* [Task requirements]:
Copy out each line exactly; pictures stay out of the copy.
:::::
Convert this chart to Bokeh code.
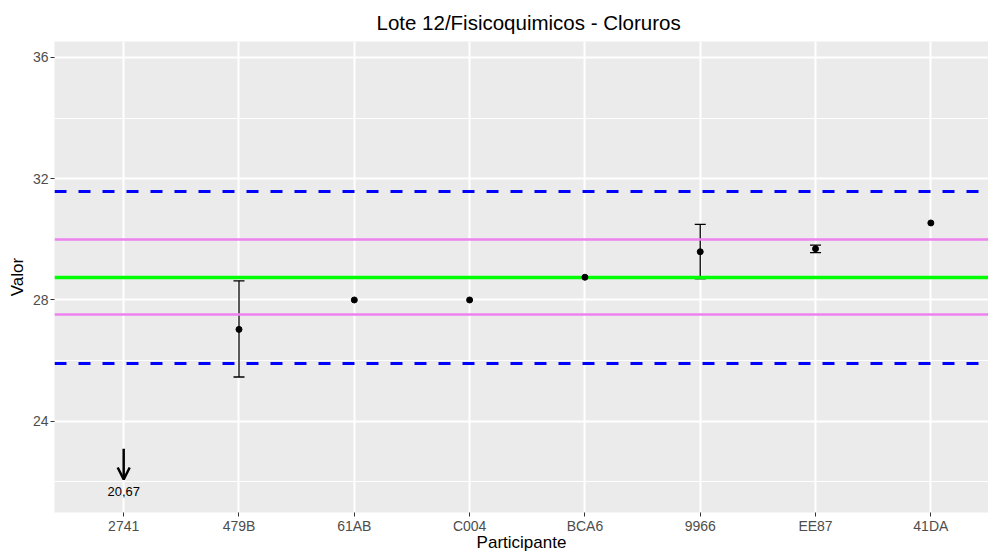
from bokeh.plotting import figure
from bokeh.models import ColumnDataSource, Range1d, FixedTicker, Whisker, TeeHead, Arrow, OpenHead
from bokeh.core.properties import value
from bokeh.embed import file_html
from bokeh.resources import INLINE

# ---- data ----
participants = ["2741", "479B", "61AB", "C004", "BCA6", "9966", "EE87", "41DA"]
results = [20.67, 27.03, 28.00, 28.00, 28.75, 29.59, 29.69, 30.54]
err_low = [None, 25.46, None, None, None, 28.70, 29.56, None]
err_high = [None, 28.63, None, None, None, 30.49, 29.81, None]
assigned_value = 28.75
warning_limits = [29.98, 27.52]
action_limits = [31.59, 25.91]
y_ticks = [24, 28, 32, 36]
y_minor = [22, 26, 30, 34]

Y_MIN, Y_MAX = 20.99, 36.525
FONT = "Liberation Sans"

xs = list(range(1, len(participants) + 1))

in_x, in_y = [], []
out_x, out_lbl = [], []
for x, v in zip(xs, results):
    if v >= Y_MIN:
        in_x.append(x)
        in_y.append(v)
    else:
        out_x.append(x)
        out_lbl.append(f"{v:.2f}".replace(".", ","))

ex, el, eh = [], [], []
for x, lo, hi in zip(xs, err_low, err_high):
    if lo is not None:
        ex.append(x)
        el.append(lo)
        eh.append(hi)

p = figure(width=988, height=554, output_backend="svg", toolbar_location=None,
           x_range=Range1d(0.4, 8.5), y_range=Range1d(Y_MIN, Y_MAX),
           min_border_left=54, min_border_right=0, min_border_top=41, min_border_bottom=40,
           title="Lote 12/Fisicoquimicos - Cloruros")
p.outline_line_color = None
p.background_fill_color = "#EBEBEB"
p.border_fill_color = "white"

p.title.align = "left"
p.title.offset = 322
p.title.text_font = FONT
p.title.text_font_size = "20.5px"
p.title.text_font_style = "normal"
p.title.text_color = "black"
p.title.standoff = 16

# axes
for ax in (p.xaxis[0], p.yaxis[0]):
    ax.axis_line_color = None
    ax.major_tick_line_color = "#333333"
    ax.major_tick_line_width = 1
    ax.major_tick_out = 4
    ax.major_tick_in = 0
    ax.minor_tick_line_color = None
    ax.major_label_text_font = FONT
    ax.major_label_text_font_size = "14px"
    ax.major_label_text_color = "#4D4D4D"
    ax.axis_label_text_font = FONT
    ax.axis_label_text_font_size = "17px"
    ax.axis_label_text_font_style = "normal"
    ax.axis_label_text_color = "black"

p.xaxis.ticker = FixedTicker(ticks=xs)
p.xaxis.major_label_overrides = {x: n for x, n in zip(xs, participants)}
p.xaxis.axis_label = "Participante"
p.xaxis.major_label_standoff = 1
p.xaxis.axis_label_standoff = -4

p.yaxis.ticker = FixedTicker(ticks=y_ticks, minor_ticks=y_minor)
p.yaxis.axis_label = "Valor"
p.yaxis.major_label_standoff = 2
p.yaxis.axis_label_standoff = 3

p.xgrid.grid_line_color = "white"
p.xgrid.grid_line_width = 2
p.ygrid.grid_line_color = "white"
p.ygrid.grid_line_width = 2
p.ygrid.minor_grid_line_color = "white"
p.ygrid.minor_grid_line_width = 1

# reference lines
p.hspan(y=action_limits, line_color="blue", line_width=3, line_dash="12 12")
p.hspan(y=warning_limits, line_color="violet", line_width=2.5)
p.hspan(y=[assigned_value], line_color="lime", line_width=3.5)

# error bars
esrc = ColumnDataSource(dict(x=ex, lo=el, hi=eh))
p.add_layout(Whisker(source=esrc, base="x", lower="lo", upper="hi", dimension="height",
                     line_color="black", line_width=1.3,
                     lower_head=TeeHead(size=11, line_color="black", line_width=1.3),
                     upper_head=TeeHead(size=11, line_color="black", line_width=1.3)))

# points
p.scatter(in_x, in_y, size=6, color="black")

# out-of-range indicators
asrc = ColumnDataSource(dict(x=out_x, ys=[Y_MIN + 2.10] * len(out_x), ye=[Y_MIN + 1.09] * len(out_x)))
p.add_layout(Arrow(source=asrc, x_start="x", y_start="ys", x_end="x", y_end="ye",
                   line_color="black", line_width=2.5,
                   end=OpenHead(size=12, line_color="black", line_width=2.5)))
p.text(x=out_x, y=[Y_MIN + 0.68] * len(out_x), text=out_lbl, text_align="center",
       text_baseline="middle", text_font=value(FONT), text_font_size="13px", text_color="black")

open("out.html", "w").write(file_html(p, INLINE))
:::::
* [The answer]:
Convert this chart to Bokeh code.
from bokeh.plotting import figure
from bokeh.models import ColumnDataSource, Range1d, FixedTicker, Whisker, TeeHead, Arrow, OpenHead
from bokeh.core.properties import value
from bokeh.embed import file_html
from bokeh.resources import INLINE

# ---- data ----
participants = ["2741", "479B", "61AB", "C004", "BCA6", "9966", "EE87", "41DA"]
results = [20.67, 27.03, 28.00, 28.00, 28.75, 29.59, 29.69, 30.54]
err_low = [None, 25.46, None, None, None, 28.70, 29.56, None]
err_high = [None, 28.63, None, None, None, 30.49, 29.81, None]
assigned_value = 28.75
warning_limits = [29.98, 27.52]
action_limits = [31.59, 25.91]
y_ticks = [24, 28, 32, 36]
y_minor = [22, 26, 30, 34]

Y_MIN, Y_MAX = 20.99, 36.525
FONT = "Liberation Sans"

xs = list(range(1, len(participants) + 1))

in_x, in_y = [], []
out_x, out_lbl = [], []
for x, v in zip(xs, results):
    if v >= Y_MIN:
        in_x.append(x)
        in_y.append(v)
    else:
        out_x.append(x)
        out_lbl.append(f"{v:.2f}".replace(".", ","))

ex, el, eh = [], [], []
for x, lo, hi in zip(xs, err_low, err_high):
    if lo is not None:
        ex.append(x)
        el.append(lo)
        eh.append(hi)

p = figure(width=988, height=554, output_backend="svg", toolbar_location=None,
           x_range=Range1d(0.4, 8.5), y_range=Range1d(Y_MIN, Y_MAX),
           min_border_left=54, min_border_right=0, min_border_top=41, min_border_bottom=40,
           title="Lote 12/Fisicoquimicos - Cloruros")
p.outline_line_color = None
p.background_fill_color = "#EBEBEB"
p.border_fill_color = "white"

p.title.align = "left"
p.title.offset = 322
p.title.text_font = FONT
p.title.text_font_size = "20.5px"
p.title.text_font_style = "normal"
p.title.text_color = "black"
p.title.standoff = 16

# axes
for ax in (p.xaxis[0], p.yaxis[0]):
    ax.axis_line_color = None
    ax.major_tick_line_color = "#333333"
    ax.major_tick_line_width = 1
    ax.major_tick_out = 4
    ax.major_tick_in = 0
    ax.minor_tick_line_color = None
    ax.major_label_text_font = FONT
    ax.major_label_text_font_size = "14px"
    ax.major_label_text_color = "#4D4D4D"
    ax.axis_label_text_font = FONT
    ax.axis_label_text_font_size = "17px"
    ax.axis_label_text_font_style = "normal"
    ax.axis_label_text_color = "black"

p.xaxis.ticker = FixedTicker(ticks=xs)
p.xaxis.major_label_overrides = {x: n for x, n in zip(xs, participants)}
p.xaxis.axis_label = "Participante"
p.xaxis.major_label_standoff = 1
p.xaxis.axis_label_standoff = -4

p.yaxis.ticker = FixedTicker(ticks=y_ticks, minor_ticks=y_minor)
p.yaxis.axis_label = "Valor"
p.yaxis.major_label_standoff = 2
p.yaxis.axis_label_standoff = 3

p.xgrid.grid_line_color = "white"
p.xgrid.grid_line_width = 2
p.ygrid.grid_line_color = "white"
p.ygrid.grid_line_width = 2
p.ygrid.minor_grid_line_color = "white"
p.ygrid.minor_grid_line_width = 1

# reference lines
p.hspan(y=action_limits, line_color="blue", line_width=3, line_dash="12 12")
p.hspan(y=warning_limits, line_color="violet", line_width=2.5)
p.hspan(y=[assigned_value], line_color="lime", line_width=3.5)

# error bars
esrc = ColumnDataSource(dict(x=ex, lo=el, hi=eh))
p.add_layout(Whisker(source=esrc, base="x", lower="lo", upper="hi", dimension="height",
                     line_color="black", line_width=1.3,
                     lower_head=TeeHead(size=11, line_color="black", line_width=1.3),
                     upper_head=TeeHead(size=11, line_color="black", line_width=1.3)))

# points
p.scatter(in_x, in_y, size=6, color="black")

# out-of-range indicators
asrc = ColumnDataSource(dict(x=out_x, ys=[Y_MIN + 2.10] * len(out_x), ye=[Y_MIN + 1.09] * len(out_x)))
p.add_layout(Arrow(source=asrc, x_start="x", y_start="ys", x_end="x", y_end="ye",
                   line_color="black", line_width=2.5,
                   end=OpenHead(size=12, line_color="black", line_width=2.5)))
p.text(x=out_x, y=[Y_MIN + 0.68] * len(out_x), text=out_lbl, text_align="center",
       text_baseline="middle", text_font=value(FONT), text_font_size="13px", text_color="black")

open("out.html", "w").write(file_html(p, INLINE))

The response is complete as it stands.